“It is better to keep your mouth shut and be thought a fool, than to open it and remove all doubt…”
Have you ever tired of hearing a particular expression or word? I certainly have. A few years ago, omnipresent, annoying examples were “early on” and “tell it like it is.” Both were done to death by the late Howard Cosell on TV’s “Monday Night Football.”
More recently, it’s “at the end of the day.” Ed Rollins-a long-time Republican Party operative most recently connected with Rep. Michele Bachmann’s presidential campaign-has cornered the market. As a matter of fact, whenever he pops up on cable television news, I cringe and find myself counting how many times he says “at the end of the day.” Ugh!
And he’s not alone. Everywhere you turn, it seems political pontificators preface their prose with this pitiful, second-hand phrase. Hey, y’all, at the end of the day, why not give us a break? You are simply insufferable. I’m just telling it like it is.
But even more annoying to me is the constant use of “cool,” “like” and “amazing” by lame white people on the tube-entertainers, news readers, commentators, talk show hosts and guests, all manner of wannabes and politicians. I almost gag thinking about it.
Let’s start with that old standby “cool.” This is one of many slang expressions that grew out of jazz and other popular music genres originated by Black people. It has been co-opted by whites who are either too dumb or too oblivious to understand.
And just what, exactly, is connoted by the overused “cool”? Is it an attitude? Is it a way to behave, dress, dance, talk, walk or sing? Is it kids trying to act grown-up? Is it heavily tattooed athletes? Is it whites trying to act and look Black? Think about it.
In recent years, there have been many bizarre and goofy examples of white people of all ages-including so-called celebrities-characterizing something as “cool.” It rears its overused head on television, in movies, in parks, at concerts, on the street, the subway and in newspapers and magazines. It’s all over the place.
One of the word’s most curious uses that garnered lots of attention in New York occurred back on Oct. 26, 1999, at a highly publicized Ku Klux Klan rally in Foley Square near City Hall. Perhaps you recall the incident.
Although more Kluxers were expected, only 16 of the infamous white racists showed up-in white robes and caps but without masks. After a 56-year-old white high school teacher expressed anger by punching the leader, one of his admiring students was quoted as saying, “I think it’s really cool of him.” Hmm…
The teacher’s action may well have been righteous, but was it “cool”? Do these people know something we don’t know? Or are they simply a day late and a dollar short?
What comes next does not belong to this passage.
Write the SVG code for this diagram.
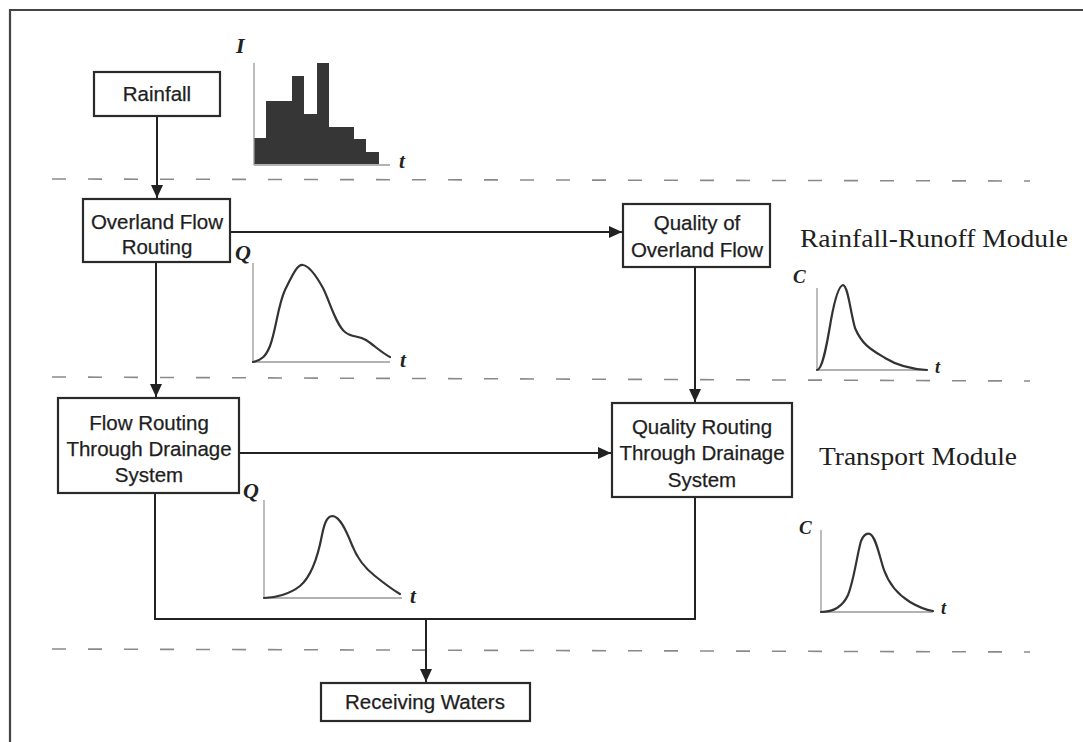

Here are a few examples from the last number of years:
“Hey, Dad, you’re not nearly as cool as they [voters] think you are,” said a daughter of George W. Bush-then governor of Texas-during his first presidential run.
“But hey, look at all the cool stuff he gives her,” said a naive New York Post columnist discussing “Feminism’s Boyfriend.”
“How’d I do?” a 50ish Black TV talker asked his 20ish white producer after panning a brainless, yuppy opus masquerading as drama. “Cool,” came the embarrassed reply.
“Baseball is cool again,” said a New York baseball writer, referring to Mark McGwire’s 1998 efforts to break Roger Maris’ single-season home run record.
Christine Whitman, former governor of New Jersey, was called “a cool mom.”
I recall when “cool” was an air-conditioned movie or car and Miles Davis personified the “cool school” of jazz. Or as Marlon Brando famously mumbled in 1954’s classic motorcycle gang flick “The Wild One,” “If you want to stay cool, you got to whale.”
Now on to some of those, like, amazing references so many people in the public eye amazingly, like, overuse. You know, such as “amazing” and “like.”
The online Free Dictionary’s definition of “amazing” is: “To affect with great wonder; astonish; to cause great wonder or astonishment.” So that must be why all these people call a mundane act, event or someone’s physical appearance “amazing.”
I do get chills hearing stirring versions of “Amazing Grace,” such as the bagpipes near the end of 1976’s fine remake of “Invasion of the Body Snatchers,” but I gag when “amazing” is thrown around willy-nilly. No matter how you cut it, skinny, flat-ass, white female movie stars with no hips are not “amazing.” But that’s how many are described.
Finally, what’s up with preceding every other phrase with “like”? I always thought the word meant something that is similar. You know, such as: “Her face looked like 40 miles of bad road.” But no, now we’ve got nonsense such as the following recounting of a street crime I recently heard in a TV news interview of a young white woman:
“I was, like, looking over my shoulder and, like, I saw this guy running. And then, like, he was, like, jumping over a fence and, like, he turned and, like, pointed a gun at me. I was, like, are you kidding me?”
At the end of the day, I’ve got to ask, like, what the hell is, like, going on here? I mean, like, how cool can it be to keep saying “like” and calling everything under the sun “cool” and “amazing”? Like, please tell me? And, like, that’s the name of that tune. It’s, like, cool and amazing, isn’t it?